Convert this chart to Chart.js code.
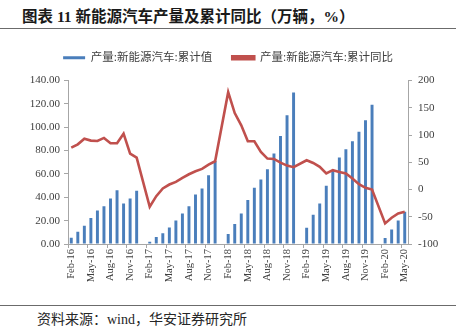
<!DOCTYPE html>
<html>
<head>
<meta charset="utf-8">
<script src="https://cdn.jsdelivr.net/npm/chart.js@4/dist/chart.umd.min.js"></script>
<style>
  html, body { margin: 0; padding: 0; background: #fff; }
  #page { position: relative; width: 456px; height: 336px; overflow: hidden; }
  #title { position: absolute; left: 22px; top: 4px; font: bold 15.5px 'Liberation Serif', 'Noto Sans CJK SC', serif; color: #1a1a1a; white-space: nowrap; }
  .rule { position: absolute; left: 0; width: 456px; height: 1px; background: #6b6b6b; }
  #source { position: absolute; left: 37px; top: 308px; font: 14px 'Liberation Serif', 'Noto Sans CJK SC', serif; color: #262626; white-space: nowrap; }
  #box { position: absolute; left: 0; top: 32px; width: 456px; height: 268px; }
</style>
</head>
<body>
<div id="page">
  <div id="title">图表 11 新能源汽车产量及累计同比（万辆，%）</div>
  <div class="rule" style="top:28px"></div>
  <div id="box"><canvas id="myChart"></canvas></div>
  <div class="rule" style="top:305px"></div>
  <div id="source">资料来源：wind，华安证券研究所</div>
</div>

<script>
    // months, Jan has no separate figure (reported together with Feb)
    var months = [
        'Feb-16', 'Mar-16', 'Apr-16', 'May-16', 'Jun-16', 'Jul-16', 'Aug-16', 'Sep-16', 'Oct-16', 'Nov-16', 'Dec-16',
        'Jan-17', 'Feb-17', 'Mar-17', 'Apr-17', 'May-17', 'Jun-17', 'Jul-17', 'Aug-17', 'Sep-17', 'Oct-17', 'Nov-17', 'Dec-17',
        'Jan-18', 'Feb-18', 'Mar-18', 'Apr-18', 'May-18', 'Jun-18', 'Jul-18', 'Aug-18', 'Sep-18', 'Oct-18', 'Nov-18', 'Dec-18',
        'Jan-19', 'Feb-19', 'Mar-19', 'Apr-19', 'May-19', 'Jun-19', 'Jul-19', 'Aug-19', 'Sep-19', 'Oct-19', 'Nov-19', 'Dec-19',
        'Jan-20', 'Feb-20', 'Mar-20', 'Apr-20', 'May-20'
    ];

    // 产量:新能源汽车:累计值 (万辆)
    var output = [
        5.4, 10.5, 15.7, 22.2, 28.7, 32.4, 39.0, 46.1, 34.7, 39.0, 45.5,
        null, 2.0, 6.0, 9.1, 14.2, 20.2, 26.2, 32.4, 42.4, 47.5, 58.9, 71.0,
        null, 8.6, 17.1, 26.2, 37.6, 48.1, 55.2, 64.0, 77.4, 92.5, 110.2, 129.8,
        null, 14.0, 25.1, 34.7, 49.8, 63.2, 74.0, 81.1, 88.0, 96.2, 105.9, 119.3,
        null, 5.2, 12.5, 20.2, 27.6
    ];

    // 产量:新能源汽车:累计同比 (%)
    var yoy = [
        76.8, 82.9, 93.3, 89.7, 89.0, 94.6, 84.8, 84.8, 102.4, 65.9, 58.5,
        null, -31.7, -12.2, 1.9, 9.1, 14.0, 21.3, 28.0, 33.5, 37.8, 45.7, 51.8,
        null, 178.6, 140.2, 117.7, 88.4, 88.4, 68.9, 56.7, 56.0, 49.4, 43.9, 40.9,
        null, 53.7, 48.7, 41.6, 29.4, 35.4, 32.3, 29.4, 20.2, 9.8, 3.0, 0.0,
        null, -62.2, -51.9, -43.9, -40.9
    ];

    var leftTicks = [0, 20, 40, 60, 80, 100, 120, 140];
    var rightTicks = [-100, -50, 0, 50, 100, 150, 200];

    var FONT = "'Liberation Serif', 'Noto Sans CJK SC', serif";
    var AXIS = '#a6a6a6';

    // give the legend some extra room below it
    var legendRoom = {
        id: 'legendRoom',
        beforeInit: function (chart) {
            var fit = chart.legend.fit;
            chart.legend.fit = function () {
                fit.bind(this)();
                this.height += 7;
            };
        }
    };

    var ctx = document.getElementById('myChart');
    var myChart = new Chart(ctx, {
        type: 'bar',
        data: {
            labels: months,
            datasets: [{
                type: 'bar',
                label: '产量:新能源汽车:累计值',
                data: output,
                yAxisID: 'y',
                backgroundColor: '#4a7ebb',
                borderWidth: 0,
                barPercentage: 0.45,
                categoryPercentage: 1.0,
                order: 2
            }, {
                type: 'line',
                label: '产量:新能源汽车:累计同比',
                data: yoy,
                yAxisID: 'y1',
                borderColor: '#c0504d',
                backgroundColor: '#c0504d',
                borderWidth: 2.6,
                pointRadius: 0,
                tension: 0,
                spanGaps: true,
                order: 1
            }]
        },
        options: {
            responsive: true,
            maintainAspectRatio: false,
            animation: false,
            layout: {padding: 0},
            plugins: {
                legend: {
                    position: 'top',
                    labels: {
                        boxWidth: 22,
                        boxHeight: 3,
                        padding: 20,
                        color: '#404040',
                        font: {family: FONT, size: 11.5},
                        sort: function (a, b) { return a.datasetIndex - b.datasetIndex; }
                    }
                },
                tooltip: {enabled: false}
            },
            scales: {
                x: {
                    grid: {
                        offset: true,
                        drawOnChartArea: false,
                        tickLength: 4,
                        tickColor: function (c) { return c.index % 3 === 0 ? AXIS : 'rgba(0,0,0,0)'; }
                    },
                    border: {display: true, color: AXIS},
                    ticks: {
                        autoSkip: false,
                        minRotation: 90,
                        maxRotation: 90,
                        padding: 1,
                        color: '#404040',
                        font: {family: FONT, size: 10.5},
                        callback: function (v, i) { return i % 3 === 0 ? months[i] : ''; }
                    },
                    afterFit: function (s) { s.height = 56; }
                },
                y: {
                    position: 'left',
                    min: 0,
                    max: 140,
                    afterBuildTicks: function (s) { s.ticks = leftTicks.map(function (v) { return {value: v}; }); },
                    grid: {drawOnChartArea: false, tickLength: 4, tickColor: AXIS},
                    border: {display: true, color: AXIS},
                    ticks: {
                        padding: 4,
                        color: '#404040',
                        font: {family: FONT, size: 11},
                        callback: function (v) { return v.toFixed(2); }
                    },
                    afterFit: function (s) { s.width = 68; }
                },
                y1: {
                    position: 'right',
                    min: -100,
                    max: 200,
                    afterBuildTicks: function (s) { s.ticks = rightTicks.map(function (v) { return {value: v}; }); },
                    grid: {drawOnChartArea: false, tickLength: 4, tickColor: AXIS},
                    border: {display: true, color: AXIS},
                    ticks: {
                        padding: 6,
                        color: '#404040',
                        font: {family: FONT, size: 11}
                    },
                    afterFit: function (s) { s.width = 48; }
                }
            }
        },
        plugins: [legendRoom]
    });
</script>
</body>
</html>
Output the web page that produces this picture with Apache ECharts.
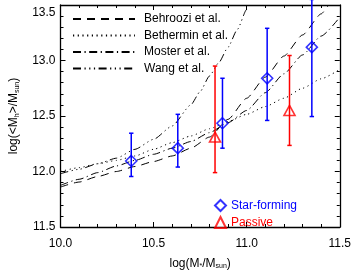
<!DOCTYPE html>
<html><head><meta charset="utf-8">
<script src="https://cdn.jsdelivr.net/npm/echarts@6/dist/echarts.min.js"></script>
<style>html,body{margin:0;padding:0;background:#fff}#c{width:354px;height:275px}</style>
</head><body><div id="c"></div>
<script>
// Model curves
const behrooziX = [10.0,10.1,10.2,10.3,10.4,10.5,10.6,10.7,10.8,10.9,11.0,11.1,11.2,11.3,11.4,11.44];
const behrooziY = [11.86,11.905,11.955,12.0,12.045,12.09,12.14,12.21,12.31,12.47,12.66,12.85,13.04,13.23,13.42,13.5];
const bethX = [10.0,10.1,10.2,10.3,10.4,10.5,10.6,10.7,10.8,10.9,11.0,11.1,11.2,11.3,11.4,11.5];
const bethY = [12.0,12.035,12.07,12.1,12.14,12.2,12.26,12.32,12.385,12.45,12.515,12.585,12.66,12.75,12.835,12.92];
const mosterX = [10.0,10.1,10.2,10.3,10.4,10.5,10.6,10.7,10.8,10.9,11.0,11.1,11.2,11.3,11.4,11.5];
const mosterY = [11.875,11.93,11.99,12.05,12.10,12.155,12.21,12.27,12.35,12.44,12.55,12.71,12.88,13.05,13.22,13.39];
const wangX = [10.0,10.1,10.2,10.3,10.4,10.5,10.6,10.7,10.75,10.8,10.85,10.9,10.95,11.0,11.01];
const wangY = [11.98,12.02,12.07,12.12,12.2,12.29,12.41,12.6,12.72,12.86,12.98,13.12,13.28,13.46,13.5];

// Star-forming (blue diamonds)
const sfX  = [10.38, 10.63, 10.87, 11.11, 11.35];
const sfY  = [12.095, 12.21, 12.435, 12.84, 13.12];
const sfLo = [11.955, 12.04, 12.21, 12.46, 12.495];
const sfHi = [12.345, 12.515, 12.84, 13.29, 13.55];
// Passive (red triangles)
const psX  = [10.83, 11.23];
const psY  = [12.31, 12.55];
const psLo = [11.99, 12.235];
const psHi = [12.95, 13.045];

const xTicks = [10.0, 10.5, 11.0, 11.5];
const yTicks = [11.5, 12.0, 12.5, 13.0, 13.5];

const FONT = 'Liberation Sans, Arial, Helvetica, sans-serif';
const zip = (a,b) => a.map((v,i)=>[v,b[i]]);

function errSeries(xs, lo, hi, color){
  return {
    type:'custom', silent:true, z:3,
    data: xs.map((x,i)=>[x, lo[i], hi[i]]),
    encode:{x:0, y:[1,2]},
    renderItem(params, api){
      const x = api.value(0);
      const p1 = api.coord([x, api.value(1)]);
      const p2 = api.coord([x, api.value(2)]);
      const cw = 2.2, st = {stroke:color, lineWidth:1.5};
      return {type:'group', children:[
        {type:'line', shape:{x1:p1[0],y1:p1[1],x2:p2[0],y2:p2[1]}, style:st},
        {type:'line', shape:{x1:p1[0]-cw,y1:p1[1],x2:p1[0]+cw,y2:p1[1]}, style:st},
        {type:'line', shape:{x1:p2[0]-cw,y1:p2[1],x2:p2[0]+cw,y2:p2[1]}, style:st}
      ]};
    }
  };
}

function axisCommon(show){
  return {
    type:'value',
    axisLine:{show:true, onZero:false, lineStyle:{color:'#000', width:1.3}},
    axisTick:{show:true, inside:true, length:5, lineStyle:{color:'#000', width:1}},
    minorTick:{show:true, splitNumber:5, length:3, lineStyle:{color:'#000', width:1}},
    splitLine:{show:false},
    minorSplitLine:{show:false},
    axisLabel:{show:show, color:'#000', fontSize:12, fontFamily:FONT, formatter:v=>v.toFixed(1)}
  };
}

const chart = echarts.init(document.getElementById('c'), null, {renderer:'canvas'});
const lineStyle = (dash) => ({color:'#000', width:1, type:dash});
const yMax = yTicks[yTicks.length-1];

chart.setOption({
  animation:false,
  backgroundColor:'#fff',
  grid:{left:53, right:7, top:5, bottom:43},
  xAxis:[
    Object.assign(axisCommon(true), {min:10, max:11.5, interval:0.5, position:'bottom',
      name:'{n|log(M}{s|*}{n|/M}{s|sun}{n|)}', nameLocation:'middle', nameGap:30,
      nameTextStyle:{rich:{n:{fontSize:12, fontFamily:FONT, color:'#000'}, s:{fontSize:7, fontFamily:FONT, color:'#000', verticalAlign:'bottom', padding:[6,0,0,0]}}},
      axisLabel:Object.assign(axisCommon(true).axisLabel, {margin:11})}),
    Object.assign(axisCommon(false), {min:10, max:11.5, interval:0.5, position:'top'})
  ],
  yAxis:[
    Object.assign(axisCommon(true), {min:11.5, max:13.5, interval:0.5, position:'left',
      name:'{n|log(<M}{s|h}{n|>/M}{s|sun}{n|)}', nameLocation:'middle', nameGap:40, nameRotate:90,
      nameTextStyle:{rich:{n:{fontSize:12, fontFamily:FONT, color:'#000'}, s:{fontSize:7, fontFamily:FONT, color:'#000', verticalAlign:'bottom', padding:[6,0,0,0]}}},
      axisLabel:Object.assign(axisCommon(true).axisLabel, {margin:5,
        formatter:v => Math.abs(v - yMax) < 1e-9 ? '{t|' + v.toFixed(1) + '}' : v.toFixed(1),
        rich:{t:{fontSize:12, fontFamily:FONT, color:'#000', padding:[15,0,0,0]}}})}),
    Object.assign(axisCommon(false), {min:11.5, max:13.5, interval:0.5, position:'right'})
  ],
  legend:[
    {data:['Behroozi et al.','Bethermin et al.','Moster et al.','Wang et al.'],
     orient:'vertical', left:67, top:8, itemWidth:62, itemHeight:12, itemGap:4.5,
     itemStyle:{opacity:0},
     selectedMode:false, textStyle:{fontSize:12, fontFamily:FONT, color:'#000', padding:[0,0,0,4]}},
    {data:[{name:'Star-forming', textStyle:{color:'#0000ff'}},{name:'Passive', textStyle:{color:'#ff0000'}}],
     orient:'vertical', left:209, top:194, itemWidth:11, itemHeight:11, itemGap:4,
     selectedMode:false, textStyle:{fontSize:12, fontFamily:FONT}}
  ],
  series:[
    {name:'Behroozi et al.', type:'line', color:'#000', data:zip(behrooziX,behrooziY), symbol:'none', smooth:0.2, smoothMonotone:'x', lineStyle:lineStyle([8,6]), z:2},
    {name:'Bethermin et al.', type:'line', color:'#000', data:zip(bethX,bethY), symbol:'none', smooth:0.2, smoothMonotone:'x', lineStyle:lineStyle([1.2,3.5]), z:2},
    {name:'Moster et al.', type:'line', color:'#000', data:zip(mosterX,mosterY), symbol:'none', smooth:0.2, smoothMonotone:'x', lineStyle:lineStyle([8,3.5,1.2,3.5]), z:2},
    {name:'Wang et al.', type:'line', color:'#000', data:zip(wangX,wangY), symbol:'none', smooth:0.2, smoothMonotone:'x', lineStyle:lineStyle([8,3.5,1.2,3.5,1.2,3.5,1.2,3.5]), z:2},
    errSeries(sfX, sfLo, sfHi, '#0000ff'),
    errSeries(psX, psLo, psHi, '#ff0000'),
    {name:'Star-forming', type:'scatter', data:zip(sfX,sfY), symbol:'diamond', symbolSize:[11,11], z:4,
     itemStyle:{color:'rgba(0,0,0,0)', borderColor:'#0000ff', borderWidth:1.6}},
    {name:'Passive', type:'scatter', data:zip(psX,psY), symbol:'triangle', symbolSize:[11,10], z:4,
     itemStyle:{color:'rgba(0,0,0,0)', borderColor:'#ff0000', borderWidth:1.6}}
  ]
});
</script>
</body></html>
+++
Reply with one number only, the count of lines above that hold the string "page".

:: Complete output ::
3